--- Begin DATA LINES ---
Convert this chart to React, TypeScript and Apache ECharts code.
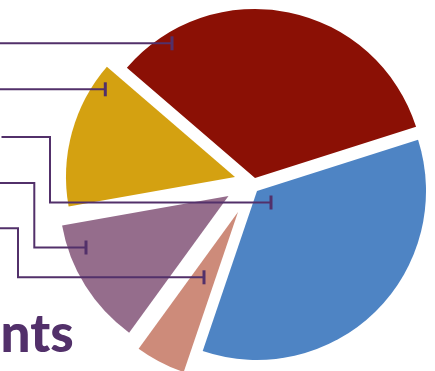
import React, { useEffect, useRef } from 'react';
import * as echarts from 'echarts';

// ---- data ----
const categories = ['Segment A', 'Segment B', 'Segment C', 'Segment D', 'Segment E'];
const shares = [33.8, 35.1, 4.8, 12.2, 14.1];
const titleText = 'nts';

// ---- layout / style ----
const sliceColors = ['#8B1005', '#4E84C4', '#CD8B7A', '#956D8C', '#D4A111'];
const pieCenter = [248, 190];
const sliceShift = [
  [7, -12],
  [9, 1],
  [-10, 22],
  [-19.5, 6],
  [-13, -13],
];
const pieRadius = 169;
const startAngle = 139.3;
const leaderColor = '#52306A';
const leaderPaths: number[][][] = [
  [[-5, 43.3], [172, 43.3]],
  [[-5, 89.3], [105.3, 89.3]],
  [[1.5, 137], [50, 137], [50, 202.5], [271, 202.5]],
  [[-5, 183], [34.3, 183], [34.3, 247.5], [86, 247.5]],
  [[-5, 228.3], [18, 228.3], [18, 277.3], [204, 277.3]],
];
const tickHalf = 7;

export default function App() {
  const ref = useRef<HTMLDivElement>(null);
  useEffect(() => {
    if (!ref.current) return;
    const chart = echarts.init(ref.current, undefined, { renderer: 'svg' });
    const series = shares.map((_, i) => ({
      type: 'pie',
      center: [pieCenter[0] + sliceShift[i][0], pieCenter[1] + sliceShift[i][1]],
      radius: pieRadius,
      startAngle,
      clockwise: true,
      silent: true,
      avoidLabelOverlap: false,
      label: { show: false },
      labelLine: { show: false },
      emphasis: { disabled: true },
      z: 2 + i,
      data: shares.map((v, j) => ({
        name: categories[j],
        value: v,
        itemStyle: {
          color: j === i ? sliceColors[j] : 'rgba(0,0,0,0)',
          borderWidth: 0,
        },
      })),
    }));
    const graphics: any[] = [];
    leaderPaths.forEach((pts) => {
      const end = pts[pts.length - 1];
      graphics.push({
        type: 'polyline',
        z: 100,
        shape: { points: pts },
        style: { stroke: leaderColor, lineWidth: 2, fill: null },
      });
      graphics.push({
        type: 'line',
        z: 100,
        shape: { x1: end[0], y1: end[1] - tickHalf, x2: end[0], y2: end[1] + tickHalf },
        style: { stroke: leaderColor, lineWidth: 3 },
      });
    });
    graphics.push({
      type: 'text',
      z: 100,
      style: {
        text: titleText,
        x: 0.5,
        y: 331,
        fill: '#52306A',
        font: '900 53px Lato, "Noto Sans", sans-serif',
        align: 'left',
        verticalAlign: 'middle',
        textAlign: 'left',
        textVerticalAlign: 'middle',
      },
    });
    chart.setOption({
      animation: false,
      backgroundColor: '#ffffff',
      series,
      graphic: graphics,
    });
    return () => chart.dispose();
  }, []);
  return (
    <div
      ref={ref}
      style={{ position: 'fixed', left: 0, top: 0, width: 435, height: 371 }}
    />
  );
}
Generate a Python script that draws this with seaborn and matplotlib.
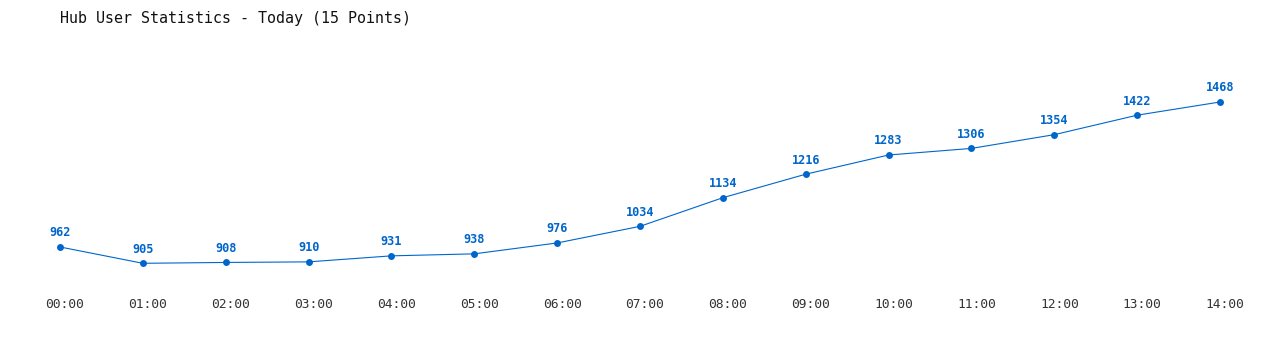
import matplotlib
matplotlib.use("Agg")
import matplotlib.pyplot as plt
import matplotlib.transforms as mtransforms
import seaborn as sns
import pandas as pd

hours = ["00:00", "01:00", "02:00", "03:00", "04:00", "05:00", "06:00", "07:00",
         "08:00", "09:00", "10:00", "11:00", "12:00", "13:00", "14:00"]
users = [962, 905, 908, 910, 931, 938, 976, 1034, 1134, 1216, 1283, 1306, 1354, 1422, 1468]

sns.set_theme(style="white")
plt.rcParams['font.family'] = ['DejaVu Sans Mono']

color = "#0066cc"
df = pd.DataFrame({"idx": list(range(len(hours))), "users": users})

fig = plt.figure(figsize=(12.8, 3.5), dpi=100)
ax = fig.add_axes([60/1280, (350-263.3)/350, (1220-60)/1280, (263.3-102)/350])
sns.lineplot(data=df, x="idx", y="users", ax=ax, color=color, linewidth=0.8,
             marker="o", markersize=5, markeredgewidth=0, clip_on=False)
ax.set_xlim(0, len(hours) - 1)
ax.set_ylim(min(users), max(users))
for i, v in enumerate(users):
    ax.annotate(str(v), (i, v), xytext=(0, 5.5), textcoords="offset points",
                ha="center", va="bottom", fontsize=8.6, fontweight="bold", color=color)
ax.set_xticks(range(len(hours)))
ax.set_xticklabels(hours, fontsize=9.3, color="#333333")
ax.tick_params(axis="x", length=0, pad=25)
shift = mtransforms.ScaledTranslation(5/100, 0, fig.dpi_scale_trans)
for lbl in ax.get_xticklabels():
    lbl.set_transform(lbl.get_transform() + shift)
ax.set_yticks([])
ax.set_xlabel("")
ax.set_ylabel("")
for s in ax.spines.values():
    s.set_visible(False)
fig.text(60/1280, 1 - 18/350, "Hub User Statistics - Today (15 Points)", fontsize=10.8,
         color="#111111", ha="left", va="center")
fig.savefig("out.png", dpi=100)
--- End DATA LINES ---
• **THE PROBLEM**:
Where a line contains the string "matplotlib", extract that line.

• **WRITTEN REPLY**:
Generate a Python script that draws this with seaborn and matplotlib.
import matplotlib
matplotlib.use("Agg")
import matplotlib.pyplot as plt
import matplotlib.transforms as mtransforms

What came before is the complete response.